Many good points, Stuart. I myself is a long term fan of this this little instrument (although not so much nowadays) and have made a number of copies of both the mandore and mandolino. I could never really see any hard reasons to distinguish them (I'm talking about early 17th - mid 18th century time frame). In fact, constructionally and in terms of size it is the same instrument and that's the main thing! There is also an evidence of a small late 16th century descant lute by Venere that was converted to a 6-course mandolino (hardly surprising, bearing in mind a suitable body size at hand!). As for the stringing, there seemed to be all different sorts of combinations, with 5- and 6-course instruments being double-strung throughout, or with a single first course, not to say with 4, 5 and, occasionally, 6 single strings (again, within the above-mentioned period). The Ulm MS has plenty of right hand fingering indications (underline for a thumb, single and double dots for fore- and middle fingers, in other words, finger-plucked entirely).

Alexander

On 01/06/2010 18:11, Stuart Walsh wrote:
EUGENE BRAIG IV wrote:
   Indeed, but the late renaissance mandore was distinct from Italian
mandolino.


Not that distinct Eugene.

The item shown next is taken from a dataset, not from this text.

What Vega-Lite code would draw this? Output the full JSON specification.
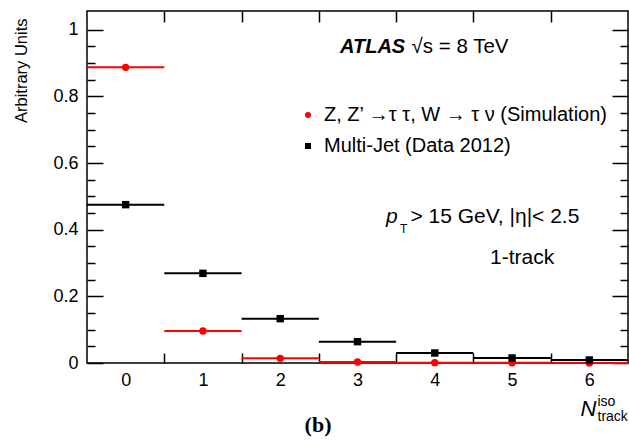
{
  "$schema": "https://vega.github.io/schema/vega-lite/v6.json",
  "width": 541,
  "height": 352,
  "autosize": {"type": "none"},
  "padding": {"left": 87, "top": 11, "right": 1, "bottom": 81},
  "background": "white",
  "config": {
    "view": {"stroke": "black", "strokeWidth": 1.5},
    "font": "Liberation Sans",
    "axis": {
      "grid": false,
      "domain": false,
      "labelFont": "Liberation Sans",
      "labelColor": "black",
      "labelFontSize": 18,
      "tickColor": "black",
      "tickWidth": 1.5,
      "titleFont": "Liberation Sans",
      "titleColor": "black",
      "titleFontWeight": "normal",
      "labelOverlap": false,
      "labelFlush": false
    },
    "legend": {"labelFont": "Liberation Sans", "labelColor": "black", "labelFontSize": 20, "labelLimit": 0, "symbolSize": 36, "rowPadding": 11, "labelOffset": 6, "symbolStrokeWidth": 0}
  },
  "datasets": {
    "hist": [
      {"bin": 0, "lo": -0.5, "hi": 0.5, "value": 0.887, "series": "Z, Z’ →τ τ, W → τ ν (Simulation)"},
      {"bin": 1, "lo": 0.5, "hi": 1.5, "value": 0.096, "series": "Z, Z’ →τ τ, W → τ ν (Simulation)"},
      {"bin": 2, "lo": 1.5, "hi": 2.5, "value": 0.014, "series": "Z, Z’ →τ τ, W → τ ν (Simulation)"},
      {"bin": 3, "lo": 2.5, "hi": 3.5, "value": 0.003, "series": "Z, Z’ →τ τ, W → τ ν (Simulation)"},
      {"bin": 4, "lo": 3.5, "hi": 4.5, "value": 0.001, "series": "Z, Z’ →τ τ, W → τ ν (Simulation)"},
      {"bin": 5, "lo": 4.5, "hi": 5.5, "value": 0.0005, "series": "Z, Z’ →τ τ, W → τ ν (Simulation)"},
      {"bin": 6, "lo": 5.5, "hi": 6.5, "value": 0.0003, "series": "Z, Z’ →τ τ, W → τ ν (Simulation)"},
      {"bin": 0, "lo": -0.5, "hi": 0.5, "value": 0.475, "series": "Multi-Jet (Data 2012)"},
      {"bin": 1, "lo": 0.5, "hi": 1.5, "value": 0.269, "series": "Multi-Jet (Data 2012)"},
      {"bin": 2, "lo": 1.5, "hi": 2.5, "value": 0.133, "series": "Multi-Jet (Data 2012)"},
      {"bin": 3, "lo": 2.5, "hi": 3.5, "value": 0.064, "series": "Multi-Jet (Data 2012)"},
      {"bin": 4, "lo": 3.5, "hi": 4.5, "value": 0.030, "series": "Multi-Jet (Data 2012)"},
      {"bin": 5, "lo": 4.5, "hi": 5.5, "value": 0.015, "series": "Multi-Jet (Data 2012)"},
      {"bin": 6, "lo": 5.5, "hi": 6.5, "value": 0.009, "series": "Multi-Jet (Data 2012)"}
    ]
  },
  "layer": [
    {
      "data": {"name": "hist"},
      "mark": {"type": "rule", "strokeWidth": 2},
      "encoding": {
        "x": {"field": "lo", "type": "quantitative", "scale": {"domain": [-0.5, 6.5], "nice": false, "zero": false},
          "axis": {"orient": "bottom", "values": [0, 1, 2, 3, 4, 5, 6], "ticks": false, "labelPadding": 8, "format": "d",
            "title": "N", "titleFontSize": 22, "titleFontStyle": "italic", "titleAlign": "left", "titleBaseline": "alphabetic", "titleAngle": 0, "titleX": 493, "titleY": 52}},
        "x2": {"field": "hi"},
        "y": {"field": "value", "type": "quantitative", "scale": {"domain": [0, 1.056], "nice": false, "zero": false},
          "axis": {"orient": "left", "values": [0, 0.2, 0.4, 0.6, 0.8, 1], "ticks": false, "labelPadding": 9, "format": "~g",
            "title": "Arbitrary Units", "titleFontSize": 16.5, "titleAngle": 270, "titleAlign": "right", "titleBaseline": "alphabetic", "titleX": -61, "titleY": 7}},
        "color": {"field": "series", "type": "nominal", "title": null, "scale": {"domain": ["Z, Z’ →τ τ, W → τ ν (Simulation)", "Multi-Jet (Data 2012)"], "range": ["#ff0000", "#000000"]},
          "legend": {"orient": "none", "legendX": 211, "legendY": 94}}
      }
    },
    {
      "data": {"name": "hist"},
      "mark": {"type": "point", "filled": true, "opacity": 1, "size": 55},
      "encoding": {
        "x": {"field": "bin", "type": "quantitative", "scale": {"domain": [-0.5, 6.5], "nice": false, "zero": false},
          "axis": {"orient": "bottom", "values": [0.5, 1.5, 2.5, 3.5, 4.5, 5.5], "labels": false, "tickSize": -10,
            "title": "iso", "titleFontSize": 14, "titleAlign": "left", "titleBaseline": "alphabetic", "titleAngle": 0, "titleX": 510, "titleY": 42}},
        "y": {"field": "value", "type": "quantitative", "scale": {"domain": [0, 1.056], "nice": false, "zero": false},
          "axis": {"orient": "left", "values": [0, 0.2, 0.4, 0.6, 0.8, 1], "labels": false, "tickSize": -16, "title": null}},
        "color": {"field": "series", "type": "nominal", "title": null, "scale": {"domain": ["Z, Z’ →τ τ, W → τ ν (Simulation)", "Multi-Jet (Data 2012)"], "range": ["#ff0000", "#000000"]},
          "legend": {"orient": "none", "legendX": 211, "legendY": 94}},
        "shape": {"field": "series", "type": "nominal", "title": null, "scale": {"domain": ["Z, Z’ →τ τ, W → τ ν (Simulation)", "Multi-Jet (Data 2012)"], "range": ["circle", "square"]},
          "legend": {"orient": "none", "legendX": 211, "legendY": 94}}
      }
    },
    {
      "data": {"values": [{"label": "ATLAS", "x": 2.774, "y": 0.93}]},
      "mark": {"type": "text", "font": "Liberation Sans", "fontWeight": "bold", "fontStyle": "italic", "fontSize": 20, "align": "left", "baseline": "alphabetic"},
      "encoding": {
        "x": {"field": "x", "type": "quantitative", "scale": {"domain": [-0.5, 6.5], "nice": false, "zero": false},
          "axis": {"orient": "top", "values": [0.5, 1.5, 2.5, 3.5, 4.5, 5.5], "labels": false, "tickSize": -11,
            "title": "track", "titleFontSize": 14, "titleAlign": "left", "titleBaseline": "alphabetic", "titleAngle": 0, "titleX": 510, "titleY": 409}},
        "y": {"field": "y", "type": "quantitative", "scale": {"domain": [0, 1.056], "nice": false, "zero": false},
          "axis": {"orient": "left", "values": [0.05, 0.1, 0.15, 0.25, 0.3, 0.35, 0.45, 0.5, 0.55, 0.65, 0.7, 0.75, 0.85, 0.9, 0.95], "labels": false, "tickSize": -8, "title": null}},
        "text": {"field": "label"}
      }
    },
    {
      "data": {"values": [
        {"label": "√s = 8 TeV", "x": 3.7, "y": 0.93}
      ]},
      "mark": {"type": "text", "font": "Liberation Sans", "fontSize": 20.5, "align": "left", "baseline": "alphabetic"},
      "encoding": {
        "x": {"field": "x", "type": "quantitative", "scale": {"domain": [-0.5, 6.5], "nice": false, "zero": false}, "axis": null},
        "y": {"field": "y", "type": "quantitative", "scale": {"domain": [0, 1.056], "nice": false, "zero": false},
          "axis": {"orient": "right", "values": [0, 0.2, 0.4, 0.6, 0.8, 1], "labels": false, "tickSize": -16, "title": null}},
        "text": {"field": "label"}
      }
    },
    {
      "data": {"values": [{"label": "p", "x": 3.37, "y": 0.42}]},
      "mark": {"type": "text", "font": "Liberation Sans", "fontStyle": "italic", "fontSize": 21, "align": "left", "baseline": "alphabetic"},
      "encoding": {
        "x": {"field": "x", "type": "quantitative", "scale": {"domain": [-0.5, 6.5], "nice": false, "zero": false}, "axis": null},
        "y": {"field": "y", "type": "quantitative", "scale": {"domain": [0, 1.056], "nice": false, "zero": false},
          "axis": {"orient": "right", "values": [0.05, 0.1, 0.15, 0.25, 0.3, 0.35, 0.45, 0.5, 0.55, 0.65, 0.7, 0.75, 0.85, 0.9, 0.95], "labels": false, "tickSize": -8, "title": null}},
        "text": {"field": "label"}
      }
    },
    {
      "data": {"values": [
        {"label": "> 15 GeV, |η|< 2.5", "x": 3.685, "y": 0.42},
        {"label": "1-track", "x": 4.714, "y": 0.297}
      ]},
      "mark": {"type": "text", "font": "Liberation Sans", "fontSize": 21, "align": "left", "baseline": "alphabetic"},
      "encoding": {
        "x": {"field": "x", "type": "quantitative", "scale": {"domain": [-0.5, 6.5], "nice": false, "zero": false}, "axis": null},
        "y": {"field": "y", "type": "quantitative", "scale": {"domain": [0, 1.056], "nice": false, "zero": false}, "axis": null},
        "text": {"field": "label"}
      }
    },
    {
      "data": {"values": [{"label": "T", "x": 3.55, "y": 0.39}]},
      "mark": {"type": "text", "font": "Liberation Sans", "fontSize": 12, "align": "left", "baseline": "alphabetic"},
      "encoding": {
        "x": {"field": "x", "type": "quantitative", "scale": {"domain": [-0.5, 6.5], "nice": false, "zero": false}, "axis": null},
        "y": {"field": "y", "type": "quantitative", "scale": {"domain": [0, 1.056], "nice": false, "zero": false}, "axis": null},
        "text": {"field": "label"}
      }
    },
    {
      "data": {"values": [{"label": "(b)", "x": 2.489, "y": -0.207}]},
      "mark": {"type": "text", "font": "Liberation Serif", "fontWeight": "bold", "fontSize": 22, "align": "center", "baseline": "alphabetic"},
      "encoding": {
        "x": {"field": "x", "type": "quantitative", "scale": {"domain": [-0.5, 6.5], "nice": false, "zero": false}, "axis": null},
        "y": {"field": "y", "type": "quantitative", "scale": {"domain": [0, 1.056], "nice": false, "zero": false}, "axis": null},
        "text": {"field": "label"}
      }
    }
  ],
  "resolve": {"axis": {"x": "independent", "y": "independent"}}
}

Late Renaissance = Early Baroque? The Ulm MS (which I would really like to get hold of) is 1625-30 and there are sources of music throughout the 17th century. (info from Tyler's book)

Aren't we simply talking about one instrument: a small, lute-like instrument with with gut strings which in France was called the 'mandore' and in Italy, the 'mandola/mandolino'? And for both, there are references to the top string as at g''. And even, sometimes the mandore was double-strung. So: same sort of size, shape, string material.

But the French version was in a different tuning (with variants) and seems to have lost popularity in the 17th century whereas the Italian version in the fourths tuning (from the 17th century) has never quite died out.

Unlike the mandola/mandolino, there are contemporary accounts of how the mandore was played: with a quill, with a quill tied to a finger (very odd?), with a single finger (presumably dedillo style) and plain fingerstyle. And there are descriptions of how loud it can sound (e.g. dominating a consort of lutes - Trichet).

It strikes me as a bit odd that an evidently popular instrument typically with single strings should get them doubled as it became more Italianate. Could the single-string instruments be of lighter construction? But mandolini are incredibly light anyway. Would the double stringing of courses make the instruments louder. But contemporary accounts suggest that the mandore was loud. Would the double stringing favour a particular way of playing the strings?

Lastly, Tyler quotes a French source from 1690 saying that some mandore players used a plectrum tied to the index finger for the first course and the thumb on the lower courses. Is it possible that some mandola/mandolino music was played in some sort of way with both quill and fingers?